According to the Deputy Defence Minister, Kwesi Amankwaa, Ghana will not be able to offer protection to these traders and truck drivers as they are currently outside the country’s jurisdiction.
He has warned traders in the country not to enter Niger citing the high levels of insecurity and uncertainty in the region following the recent coup and the surge in banditry.
However, reacting to the Minister’s statement, Peter Toobu said the government should push ECOWAS to lessen the sanctions on Niger.
According to him, ECOWAS should not have immediately imposed blanket sanctions on Niger taking into consideration the trade relations with the country.
He said any sanctions should have been gradual and should have left ample space for negotiations and other diplomatic moves.
The failure to exhaust all diplomatic avenues, he said, is what has resulted in the perilous situation business people from Ghana and other countries are facing in Niger.
“The point is ECOWAS was so much in a hurry to place sanctions on Niger. ECOWAS suspended Burkina Faso, ECOWAS suspended Mali. So that whole area, in terms of protocol, ECOWAS does not have control. So, there are a lot of bandits, there are a lot of jihadists within the system.
“At the point that Niger coup happened, we were expecting some kind of strategic movement towards imposing sanctions very slowly but surely we’ll arrive there so that we’ll have space to allow many of our business men and women who are already trapped in the system to get out, and gradually we would have gotten there.
“But if you suspend them and impose sanctions straight away, they’ll also stop doing what they used to do, escorting traders to the border of Burkina Faso and handing them over.
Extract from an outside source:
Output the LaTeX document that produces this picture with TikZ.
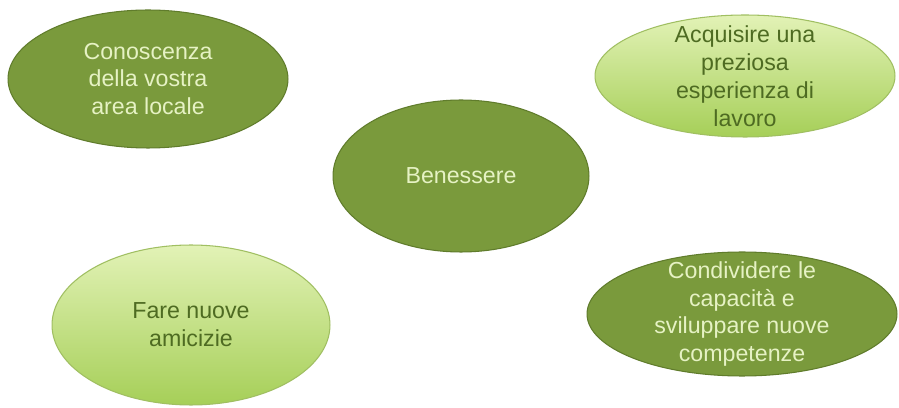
\documentclass[tikz,border=0pt]{standalone}
\usepackage{fontspec}
\setmainfont{Liberation Sans}
\usetikzlibrary{shapes.geometric}
\definecolor{olivefill}{HTML}{7A9A3C}
\definecolor{oliveedge}{HTML}{607C2C}
\definecolor{olivetext}{HTML}{E6F2C4}
\definecolor{limetop}{HTML}{E2F2B6}
\definecolor{limebottom}{HTML}{A6CF58}
\definecolor{limeedge}{HTML}{A0BF62}
\definecolor{limetext}{HTML}{4E6B22}

\begin{document}
\begin{tikzpicture}[x=0.02cm, y=-0.02cm,
    bubble/.style={ellipse, inner sep=0pt, line width=0.6pt},
    darkbubble/.style={bubble, fill=olivefill, draw=oliveedge},
    lightbubble/.style={bubble, top color=limetop, bottom color=limebottom, draw=limeedge},
    label/.style={align=center, inner sep=0pt, font=\fontsize{13.2pt}{15.9pt}\selectfont},
    darklabel/.style={label, text=olivetext},
    lightlabel/.style={label, text=limetext}]
    \fill [white] (0,0) rectangle (899,408); % page

    % Bubbles
    \node [darkbubble, minimum width=5.6cm, minimum height=2.76cm] (area) at (148,79) {};
    \node [lightbubble, minimum width=6cm, minimum height=2.44cm] (work) at (745,76) {};
    \node [darkbubble, minimum width=5.12cm, minimum height=3.04cm] (wellbeing) at (461,176) {};
    \node [lightbubble, minimum width=5.56cm, minimum height=3.2cm] (friends) at (191,325) {};
    \node [darkbubble, minimum width=6.2cm, minimum height=2.48cm] (skills) at (742,314) {};

    % Texts
    \node [darklabel] (areatext) at (area) {Conoscenza\\della vostra\\area locale};
    \node [lightlabel] (worktext) at (work) {Acquisire una\\preziosa\\esperienza di\\lavoro};
    \node [darklabel] (wellbeingtext) at (wellbeing) {Benessere};
    \node [lightlabel] (friendstext) at (friends) {Fare nuove\\amicizie};
    \node [darklabel] (skillstext) at (skills) {Condividere le\\capacità e\\sviluppare nuove\\competenze};
\end{tikzpicture}
\end{document}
Now they’re not ready to escort anybody, you place sanctions on them, and you cannot go in there just as the defence minister is saying.
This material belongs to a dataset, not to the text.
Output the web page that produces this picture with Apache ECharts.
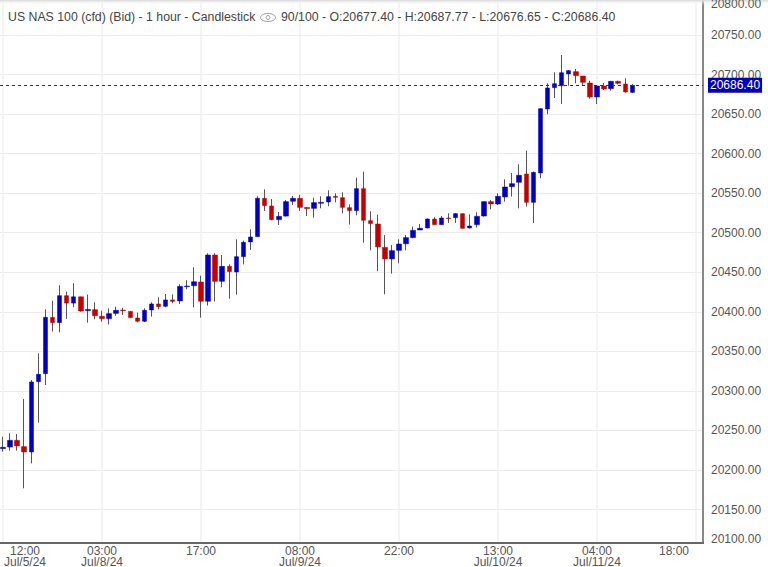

“The Ghanaian soldiers cannot go in there and bring our traders so they’re stuck in there and whatever will happen to them is as a result of not so much deeper thinking regarding how we handled this Niger matter,” he said.
He said Ghana should push ECOWAS to reopen negotiations with Niger and lessen the sanctions to allow the safe return of traders and their drivers from the country.
He said if that is done, the junta could be convinced to offer protection to traders and their drivers as they exit the country.
“The state can push ECOWAS and ECOWAS should be able to do more. And that’s the beginning of negotiation. I mean, it’s a trump-card the people of Niger have, it’s a trump-card your citizens are stuck in there.
“You want your citizens out, and we also have a challenge, you’ve placed sanction on us so can we jaw-jaw, what can we do to support your citizens get back home safely and what can you also do to lessen the sanctions you’ve placed on us?
“I’m sure that if ECOWAS begins to talk to the junta, they’ll find a way the junta can actually escort our traders to the Burkina border and we can actually get them home,” he said.